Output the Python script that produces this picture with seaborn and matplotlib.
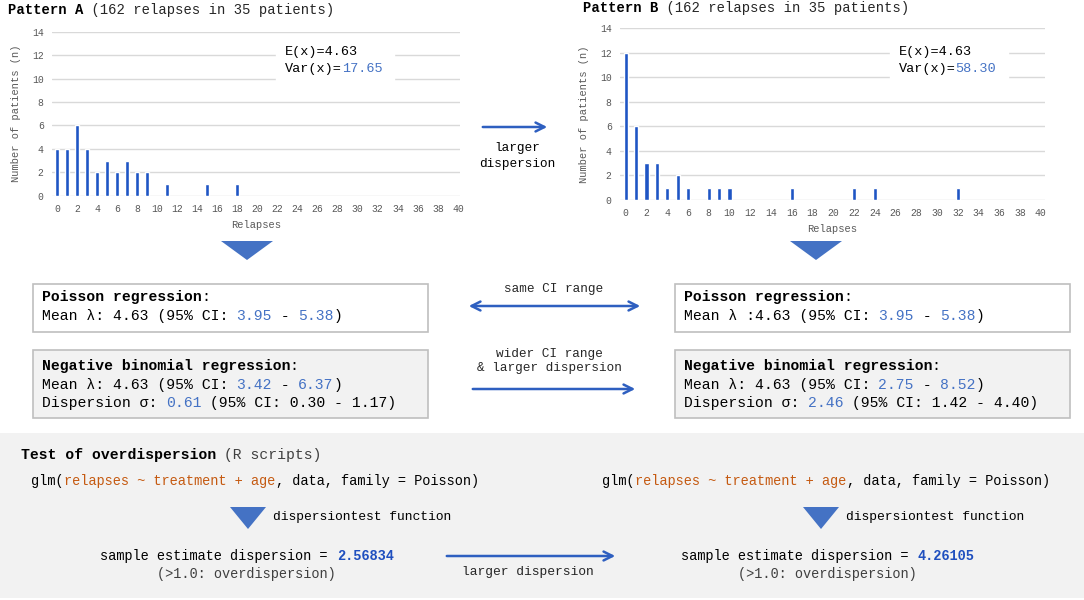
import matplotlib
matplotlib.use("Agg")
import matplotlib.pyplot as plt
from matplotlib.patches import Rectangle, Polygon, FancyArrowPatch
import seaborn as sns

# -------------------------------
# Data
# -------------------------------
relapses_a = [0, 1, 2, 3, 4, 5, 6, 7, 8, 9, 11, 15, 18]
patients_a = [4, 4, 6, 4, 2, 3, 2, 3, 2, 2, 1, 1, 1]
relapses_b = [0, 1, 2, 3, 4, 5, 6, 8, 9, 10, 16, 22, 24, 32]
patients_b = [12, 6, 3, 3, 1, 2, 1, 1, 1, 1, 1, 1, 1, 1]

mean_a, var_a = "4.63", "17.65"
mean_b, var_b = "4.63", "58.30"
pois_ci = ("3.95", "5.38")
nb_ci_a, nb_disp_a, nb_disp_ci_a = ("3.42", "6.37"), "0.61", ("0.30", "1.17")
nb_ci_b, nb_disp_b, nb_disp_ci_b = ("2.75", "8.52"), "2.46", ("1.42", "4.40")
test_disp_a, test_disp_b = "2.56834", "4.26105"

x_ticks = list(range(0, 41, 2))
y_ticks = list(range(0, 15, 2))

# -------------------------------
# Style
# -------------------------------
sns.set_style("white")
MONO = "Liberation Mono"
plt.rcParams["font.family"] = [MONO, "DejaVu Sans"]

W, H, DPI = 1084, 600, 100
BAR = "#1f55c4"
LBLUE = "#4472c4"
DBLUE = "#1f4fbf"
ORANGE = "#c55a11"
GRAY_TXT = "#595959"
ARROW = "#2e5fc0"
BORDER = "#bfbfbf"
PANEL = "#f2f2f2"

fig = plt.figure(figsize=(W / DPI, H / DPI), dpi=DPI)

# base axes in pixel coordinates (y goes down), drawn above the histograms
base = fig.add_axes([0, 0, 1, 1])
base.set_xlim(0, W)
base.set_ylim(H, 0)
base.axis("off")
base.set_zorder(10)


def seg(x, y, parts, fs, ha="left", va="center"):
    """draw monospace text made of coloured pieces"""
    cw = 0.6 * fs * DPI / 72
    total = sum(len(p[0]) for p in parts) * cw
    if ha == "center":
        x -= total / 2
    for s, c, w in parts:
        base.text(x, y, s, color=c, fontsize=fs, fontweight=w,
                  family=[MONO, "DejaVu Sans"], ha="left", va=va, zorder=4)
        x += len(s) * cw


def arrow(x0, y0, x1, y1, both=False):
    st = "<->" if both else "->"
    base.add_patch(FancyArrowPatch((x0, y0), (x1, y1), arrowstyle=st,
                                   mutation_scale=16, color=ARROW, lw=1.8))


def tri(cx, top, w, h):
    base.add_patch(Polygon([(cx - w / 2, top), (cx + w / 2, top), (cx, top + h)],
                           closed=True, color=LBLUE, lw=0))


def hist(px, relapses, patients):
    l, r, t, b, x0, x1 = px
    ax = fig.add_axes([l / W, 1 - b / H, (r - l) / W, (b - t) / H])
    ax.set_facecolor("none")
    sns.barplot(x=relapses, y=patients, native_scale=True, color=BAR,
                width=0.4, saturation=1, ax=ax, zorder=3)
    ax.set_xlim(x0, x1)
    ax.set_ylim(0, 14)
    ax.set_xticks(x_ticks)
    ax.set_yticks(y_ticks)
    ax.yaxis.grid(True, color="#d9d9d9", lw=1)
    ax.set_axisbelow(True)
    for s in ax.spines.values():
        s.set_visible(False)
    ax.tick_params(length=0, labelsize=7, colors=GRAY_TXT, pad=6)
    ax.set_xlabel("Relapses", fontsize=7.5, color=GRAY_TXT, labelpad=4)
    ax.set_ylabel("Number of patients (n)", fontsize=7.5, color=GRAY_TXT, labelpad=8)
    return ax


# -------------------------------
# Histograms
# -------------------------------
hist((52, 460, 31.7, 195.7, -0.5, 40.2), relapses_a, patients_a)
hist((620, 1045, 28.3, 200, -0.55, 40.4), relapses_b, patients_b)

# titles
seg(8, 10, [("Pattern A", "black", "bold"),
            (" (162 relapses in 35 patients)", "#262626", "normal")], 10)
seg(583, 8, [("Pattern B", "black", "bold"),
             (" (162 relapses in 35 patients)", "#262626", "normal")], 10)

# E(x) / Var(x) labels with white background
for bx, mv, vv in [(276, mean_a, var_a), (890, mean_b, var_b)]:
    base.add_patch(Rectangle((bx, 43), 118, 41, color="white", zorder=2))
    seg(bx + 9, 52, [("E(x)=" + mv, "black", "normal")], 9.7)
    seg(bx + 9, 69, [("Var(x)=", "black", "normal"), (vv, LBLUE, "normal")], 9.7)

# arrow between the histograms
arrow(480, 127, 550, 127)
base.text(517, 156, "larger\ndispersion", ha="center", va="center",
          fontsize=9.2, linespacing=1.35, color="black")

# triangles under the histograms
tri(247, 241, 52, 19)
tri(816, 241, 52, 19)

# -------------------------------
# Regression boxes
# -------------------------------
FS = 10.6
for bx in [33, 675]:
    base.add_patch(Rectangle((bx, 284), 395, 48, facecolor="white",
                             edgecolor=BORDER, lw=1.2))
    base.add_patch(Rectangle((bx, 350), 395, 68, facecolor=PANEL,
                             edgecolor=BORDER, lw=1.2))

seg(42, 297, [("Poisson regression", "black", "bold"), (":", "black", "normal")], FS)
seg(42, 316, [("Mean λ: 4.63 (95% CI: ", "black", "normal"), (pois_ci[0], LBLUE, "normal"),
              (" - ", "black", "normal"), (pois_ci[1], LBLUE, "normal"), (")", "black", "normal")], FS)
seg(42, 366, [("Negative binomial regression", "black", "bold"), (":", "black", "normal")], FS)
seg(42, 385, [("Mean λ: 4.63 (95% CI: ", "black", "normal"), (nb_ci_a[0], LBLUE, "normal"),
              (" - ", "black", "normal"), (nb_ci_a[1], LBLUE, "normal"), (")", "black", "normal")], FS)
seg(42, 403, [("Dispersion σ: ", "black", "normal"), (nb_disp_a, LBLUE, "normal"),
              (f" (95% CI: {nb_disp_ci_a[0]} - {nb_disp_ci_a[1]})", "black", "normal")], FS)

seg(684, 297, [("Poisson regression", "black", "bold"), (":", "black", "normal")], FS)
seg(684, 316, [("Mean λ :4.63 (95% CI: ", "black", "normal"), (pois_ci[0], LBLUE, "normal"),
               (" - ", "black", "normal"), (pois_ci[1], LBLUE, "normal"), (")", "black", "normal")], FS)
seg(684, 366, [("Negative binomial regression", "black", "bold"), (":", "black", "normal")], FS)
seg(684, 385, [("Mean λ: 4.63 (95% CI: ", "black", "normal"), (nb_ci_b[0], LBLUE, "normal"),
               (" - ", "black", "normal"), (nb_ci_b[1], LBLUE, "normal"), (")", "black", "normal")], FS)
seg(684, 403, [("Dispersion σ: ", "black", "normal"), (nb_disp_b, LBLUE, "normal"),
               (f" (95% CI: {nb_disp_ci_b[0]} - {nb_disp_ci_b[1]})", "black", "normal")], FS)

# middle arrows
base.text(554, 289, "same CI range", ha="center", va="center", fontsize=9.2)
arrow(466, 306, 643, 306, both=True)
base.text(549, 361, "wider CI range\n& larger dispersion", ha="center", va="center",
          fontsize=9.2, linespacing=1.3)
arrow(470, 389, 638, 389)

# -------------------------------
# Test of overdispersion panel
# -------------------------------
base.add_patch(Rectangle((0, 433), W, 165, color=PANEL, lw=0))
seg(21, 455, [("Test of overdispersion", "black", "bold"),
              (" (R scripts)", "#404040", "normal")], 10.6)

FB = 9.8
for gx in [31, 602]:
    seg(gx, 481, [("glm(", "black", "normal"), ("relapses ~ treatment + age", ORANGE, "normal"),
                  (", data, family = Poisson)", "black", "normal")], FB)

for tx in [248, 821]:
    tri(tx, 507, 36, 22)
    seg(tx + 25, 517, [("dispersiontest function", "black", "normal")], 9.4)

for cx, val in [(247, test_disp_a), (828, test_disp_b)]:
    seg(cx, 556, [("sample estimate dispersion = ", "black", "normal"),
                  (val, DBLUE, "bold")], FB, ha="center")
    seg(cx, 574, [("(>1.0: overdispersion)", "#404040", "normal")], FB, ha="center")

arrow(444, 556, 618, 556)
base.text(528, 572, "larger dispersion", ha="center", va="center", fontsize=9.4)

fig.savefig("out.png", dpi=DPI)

▬▬▬▬▬▬▬▬▬▬

* What you should do: Without any pictures, reproduce the lines from the first one in the material through the line that has "1, 1, 1, 1, 1]", exactly as they appear.

* Response:
Output the Python script that produces this picture with seaborn and matplotlib.
import matplotlib
matplotlib.use("Agg")
import matplotlib.pyplot as plt
from matplotlib.patches import Rectangle, Polygon, FancyArrowPatch
import seaborn as sns

# -------------------------------
# Data
# -------------------------------
relapses_a = [0, 1, 2, 3, 4, 5, 6, 7, 8, 9, 11, 15, 18]
patients_a = [4, 4, 6, 4, 2, 3, 2, 3, 2, 2, 1, 1, 1]
relapses_b = [0, 1, 2, 3, 4, 5, 6, 8, 9, 10, 16, 22, 24, 32]
patients_b = [12, 6, 3, 3, 1, 2, 1, 1, 1, 1, 1, 1, 1, 1]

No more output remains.